The official figures published by Parliament found that the average annual income from self-employment is less than £10,000 for women, in case anyone should think that self-employment is the exclusive status of aspiring entrepreneurs, the number of whom have incidentally declined by 52,000 over a four year period (2010 to 2014).
Then there has been the growth in part time workers, who now account for eight million out of the 30 million workforce. They account for half of the jobs created between 2010 and 2012. And it is not a lifestyle choice or a matter of work life balance. Most of those on part-time jobs wanted full-time employment but they had to take what was on offer.
At the same time real weekly wages overall have fallen by 8 per cent since 2008, equivalent to a fall in annual earnings of about £2,000 for a typical worker in Britain.

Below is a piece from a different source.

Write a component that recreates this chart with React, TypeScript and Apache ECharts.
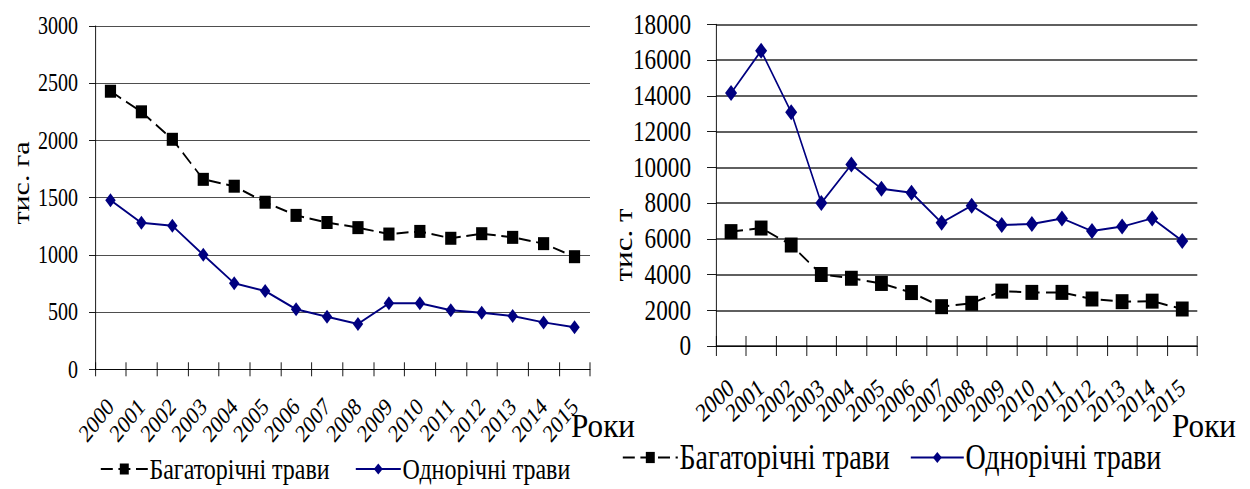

In-work poverty has also been on the increase with a growing amount of the benefits budget going to those in rather than out of work. An example is housing benefit, which has gone up by 59 per cent since 2010.
The number of housing benefit claimants in work rose from 650,561 in May 2010 to 1.03 million by the end of last year.
The House of Commons Library calculated the amount spent on in-work housing benefit will rise from £3.4 billion in the 2010-11 financial year to £5.1bn in 2014-15, making a total of £21.9bn over the five-year parliament ending at next year’s election.
The increase has been due to rents going up while wages have fallen or remained static.
This situation is a good example of welfare for the rich, with landlords profiting out of the benefits budget while the poor struggle — less able to pay — but still getting the blame for their own poverty.
Just over half of the 13 million people in poverty — surviving on less than 60 per cent of the national median (middle) income — were from working families.
This whole situation is very difficult to understand, set as it has been against a background of increasing wealth, evidenced by the presence of more than 100 billionaires (up by 12 over the past year). The wealth created though seems to be concentrated in fewer and fewer hands.
It has been against this background that the political parties have been laying out their stalls ahead of the general election next May.
There seems some consensus on the need to raise the minimum wage, this no doubt born out of the fact that capitalism itself needs people to have the money to spend on goods.
The present situation is dysfunctional even in capitalist terms with the few who are getting richer arranging their money — often offshore — so that tax can be avoided. More money is needed in the economy.
The Labour Party’s commitment to raise the minimum wage to £8 was welcome, until it became clear that this was to be over five years. The rise needs to be implemented far quicker. What is really needed is a commitment to a living wage.
Labour has also made noises about zero-hours contracts but putting the boss of Morrisons in charge of its review of this type of work has not filled anyone with much hope.
The strings that seem likely to be attached to any reform thus far planned seem unlikely to make much difference at all to the zero-hours culture that pervades increasing numbers of workplaces.
Ed Balls talks of cutting child benefit and more austerity, not exactly the language to stir supporters onto the streets to campaign for a Labour government.
There needs to be some proper regulation of work, not simply cutting back all of the time. As the TUC march and rally on October 18 declares, Britain needs a pay rise. The economy is on the upturn, people are told, but it appears to be the bosses trousering all the profits. There needs to be a redistribution of wealth to those who actually do the work.
There also needs to be a change of ethos away from insecure low-paid work of the zero-hours culture toward the more secure, better paid work that has in the past typified public-sector work.
The whole things needs urgently rebalancing.
The TUC event is a start but the Labour Party has got to pick up the baton and put policies into practice that work for the mass of people and the common good of all. This does not mean toadying up to business and promising to be meaner and more in favour of the rich and powerful than the Tories.